● Job: Produce an exact transcription of the listing below, omitting the pictures.

● Collected material:

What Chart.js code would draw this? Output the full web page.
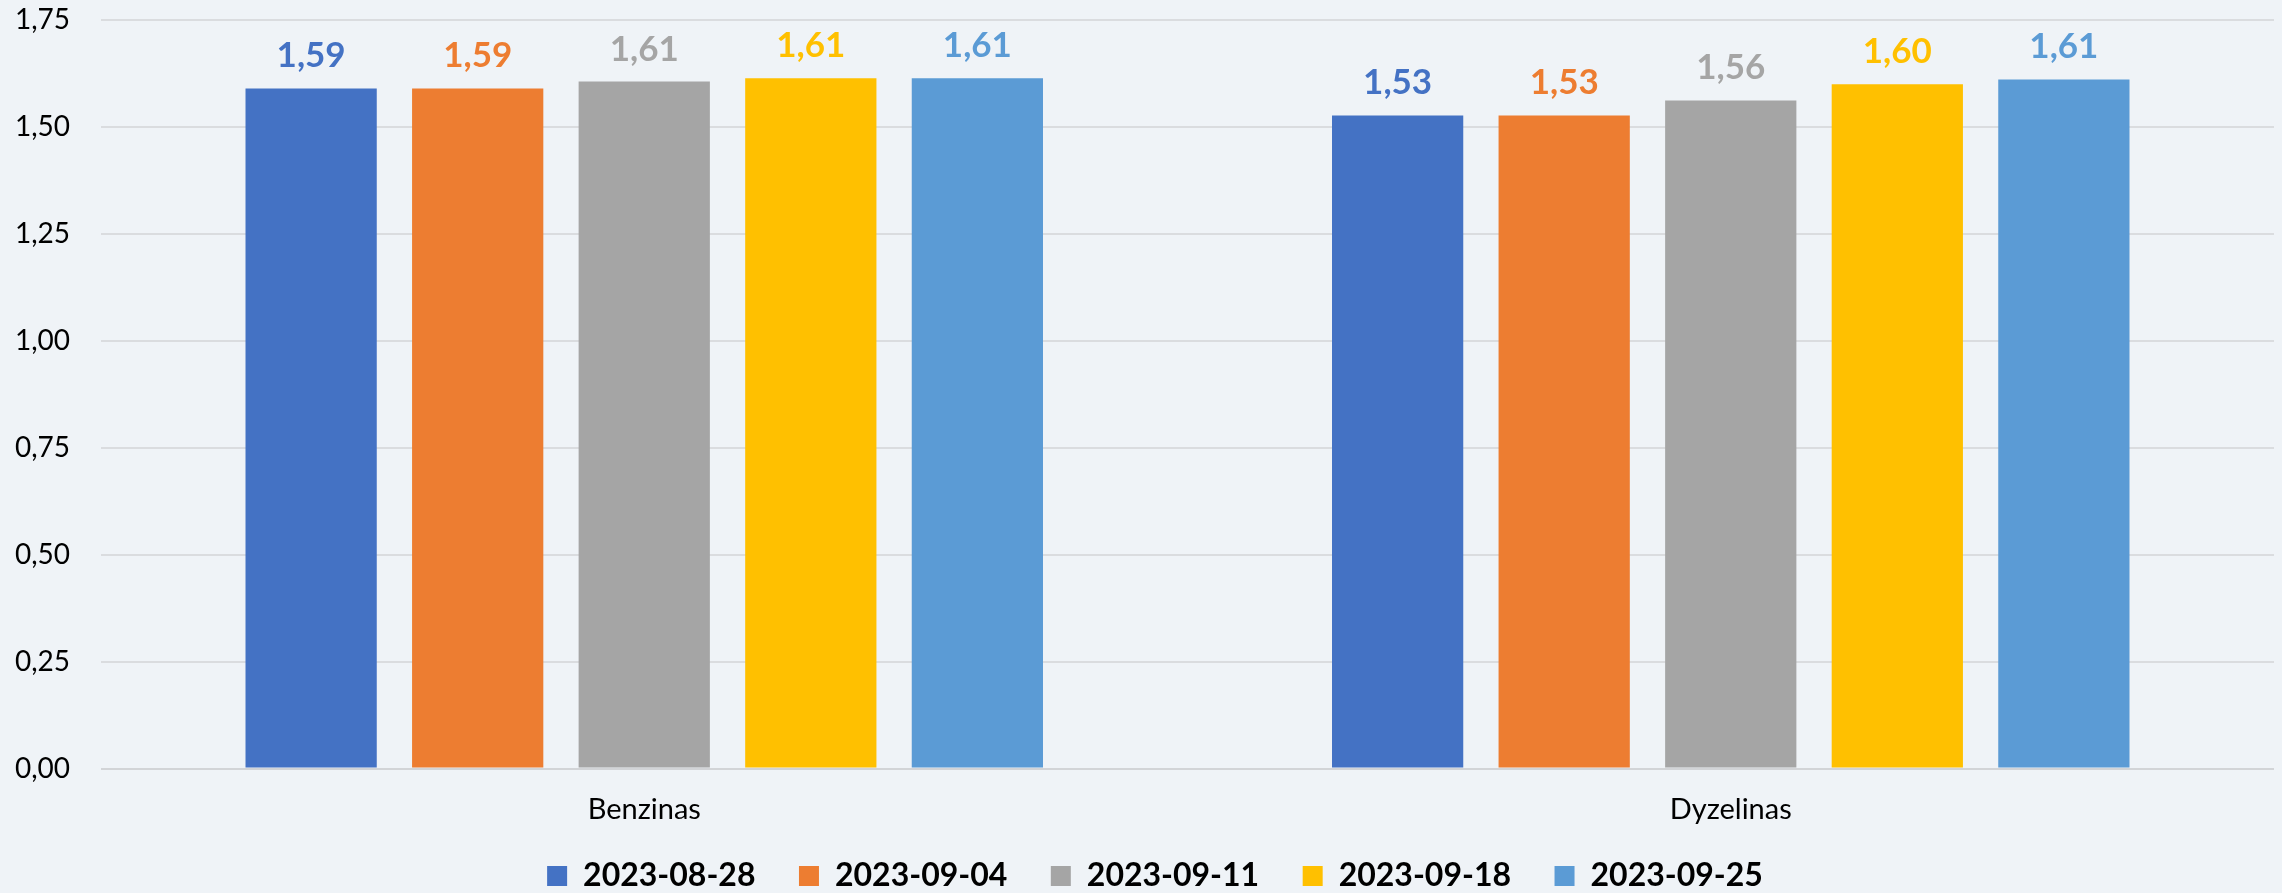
<!DOCTYPE html>
<html>
<head>
<meta charset="utf-8">
<script src="https://cdn.jsdelivr.net/npm/chart.js@4.4.0/dist/chart.umd.min.js"></script>
<style>
  html, body { margin: 0; padding: 0; background: #eff3f7; }
  #wrap { width: 2282px; height: 893px; position: relative; }
</style>
</head>
<body>
<div id="wrap"><canvas id="fuelChart"></canvas></div>
<script>
const categories = ['Benzinas', 'Dyzelinas'];
const weeks = ['2023-08-28', '2023-09-04', '2023-09-11', '2023-09-18', '2023-09-25'];
const week1 = [1.590, 1.527];
const week2 = [1.590, 1.527];
const week3 = [1.606, 1.562];
const week4 = [1.614, 1.600];
const week5 = [1.614, 1.611];
const yTicks = [0, 0.25, 0.5, 0.75, 1, 1.25, 1.5, 1.75];
const colors = ['#4472c4', '#ed7d31', '#a5a5a5', '#ffc000', '#5b9bd5'];

const series = [week1, week2, week3, week4, week5];
const fmt = v => v.toFixed(2).replace('.', ',');

// value labels above each bar
const barLabels = {
  id: 'barLabels',
  afterDatasetsDraw(chart) {
    const ctx = chart.ctx;
    ctx.save();
    ctx.font = 'bold 35px Lato';
    ctx.textAlign = 'center';
    ctx.textBaseline = 'alphabetic';
    chart.data.datasets.forEach((ds, i) => {
      chart.getDatasetMeta(i).data.forEach((bar, j) => {
        ctx.fillStyle = ds.backgroundColor;
        ctx.fillText(fmt(ds.data[j]), bar.x, bar.y - 21);
      });
    });
    ctx.restore();
  }
};

// small nudge so the legend sits where the original one does
const legendNudge = {
  id: 'legendNudge',
  afterLayout(chart) {
    const l = chart.legend;
    l.left += 18; l.right += 18;
    l.top -= 11; l.bottom -= 11;
  }
};

Chart.defaults.font.family = 'Lato';
Chart.defaults.color = '#000';

const ctx = document.getElementById('fuelChart').getContext('2d');
new Chart(ctx, {
  type: 'bar',
  data: {
    labels: categories,
    datasets: weeks.map((w, i) => ({
      label: w,
      data: series[i],
      backgroundColor: colors[i],
      borderWidth: 0,
      categoryPercentage: 0.7665,
      barPercentage: 0.788
    }))
  },
  options: {
    responsive: true,
    maintainAspectRatio: false,
    animation: false,
    layout: { padding: { top: 20, right: 8, left: 0, bottom: -20 } },
    plugins: {
      tooltip: { enabled: false },
      legend: {
        position: 'bottom',
        labels: {
          font: { size: 32, weight: 'bold' },
          boxWidth: 20,
          boxHeight: 20,
          padding: 43.5,
          color: '#000'
        }
      }
    },
    scales: {
      x: {
        grid: { display: false, drawTicks: false },
        border: { display: false },
        ticks: { font: { size: 29 }, padding: 24, color: '#000' },
        afterFit(scale) { scale.height = 59; }
      },
      y: {
        min: 0,
        max: 1.75,
        afterBuildTicks(scale) { scale.ticks = yTicks.map(v => ({ value: v })); },
        border: { display: false },
        grid: {
          drawTicks: false,
          lineWidth: 2,
          color: c => (c.tick && c.tick.value === 0) ? '#d2d4d7' : '#dadcdf'
        },
        ticks: {
          font: { size: 28 },
          padding: 31,
          color: '#000',
          callback: v => fmt(v)
        },
        afterFit(scale) {
          scale.width = 101;
          scale.paddingTop = 0;
          scale.paddingBottom = 0;
        }
      }
    }
  },
  plugins: [barLabels, legendNudge]
});
</script>
</body>
</html>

● The result:
What Chart.js code would draw this? Output the full web page.
<!DOCTYPE html>
<html>
<head>
<meta charset="utf-8">
<script src="https://cdn.jsdelivr.net/npm/chart.js@4.4.0/dist/chart.umd.min.js"></script>
<style>
  html, body { margin: 0; padding: 0; background: #eff3f7; }
  #wrap { width: 2282px; height: 893px; position: relative; }
</style>
</head>
<body>
<div id="wrap"><canvas id="fuelChart"></canvas></div>
<script>
const categories = ['Benzinas', 'Dyzelinas'];
const weeks = ['2023-08-28', '2023-09-04', '2023-09-11', '2023-09-18', '2023-09-25'];
const week1 = [1.590, 1.527];
const week2 = [1.590, 1.527];
const week3 = [1.606, 1.562];
const week4 = [1.614, 1.600];
const week5 = [1.614, 1.611];
const yTicks = [0, 0.25, 0.5, 0.75, 1, 1.25, 1.5, 1.75];
const colors = ['#4472c4', '#ed7d31', '#a5a5a5', '#ffc000', '#5b9bd5'];

const series = [week1, week2, week3, week4, week5];
const fmt = v => v.toFixed(2).replace('.', ',');

// value labels above each bar
const barLabels = {
  id: 'barLabels',
  afterDatasetsDraw(chart) {
    const ctx = chart.ctx;
    ctx.save();
    ctx.font = 'bold 35px Lato';
    ctx.textAlign = 'center';
    ctx.textBaseline = 'alphabetic';
    chart.data.datasets.forEach((ds, i) => {
      chart.getDatasetMeta(i).data.forEach((bar, j) => {
        ctx.fillStyle = ds.backgroundColor;
        ctx.fillText(fmt(ds.data[j]), bar.x, bar.y - 21);
      });
    });
    ctx.restore();
  }
};

// small nudge so the legend sits where the original one does
const legendNudge = {
  id: 'legendNudge',
  afterLayout(chart) {
    const l = chart.legend;
    l.left += 18; l.right += 18;
    l.top -= 11; l.bottom -= 11;
  }
};

Chart.defaults.font.family = 'Lato';
Chart.defaults.color = '#000';

const ctx = document.getElementById('fuelChart').getContext('2d');
new Chart(ctx, {
  type: 'bar',
  data: {
    labels: categories,
    datasets: weeks.map((w, i) => ({
      label: w,
      data: series[i],
      backgroundColor: colors[i],
      borderWidth: 0,
      categoryPercentage: 0.7665,
      barPercentage: 0.788
    }))
  },
  options: {
    responsive: true,
    maintainAspectRatio: false,
    animation: false,
    layout: { padding: { top: 20, right: 8, left: 0, bottom: -20 } },
    plugins: {
      tooltip: { enabled: false },
      legend: {
        position: 'bottom',
        labels: {
          font: { size: 32, weight: 'bold' },
          boxWidth: 20,
          boxHeight: 20,
          padding: 43.5,
          color: '#000'
        }
      }
    },
    scales: {
      x: {
        grid: { display: false, drawTicks: false },
        border: { display: false },
        ticks: { font: { size: 29 }, padding: 24, color: '#000' },
        afterFit(scale) { scale.height = 59; }
      },
      y: {
        min: 0,
        max: 1.75,
        afterBuildTicks(scale) { scale.ticks = yTicks.map(v => ({ value: v })); },
        border: { display: false },
        grid: {
          drawTicks: false,
          lineWidth: 2,
          color: c => (c.tick && c.tick.value === 0) ? '#d2d4d7' : '#dadcdf'
        },
        ticks: {
          font: { size: 28 },
          padding: 31,
          color: '#000',
          callback: v => fmt(v)
        },
        afterFit(scale) {
          scale.width = 101;
          scale.paddingTop = 0;
          scale.paddingBottom = 0;
        }
      }
    }
  },
  plugins: [barLabels, legendNudge]
});
</script>
</body>
</html>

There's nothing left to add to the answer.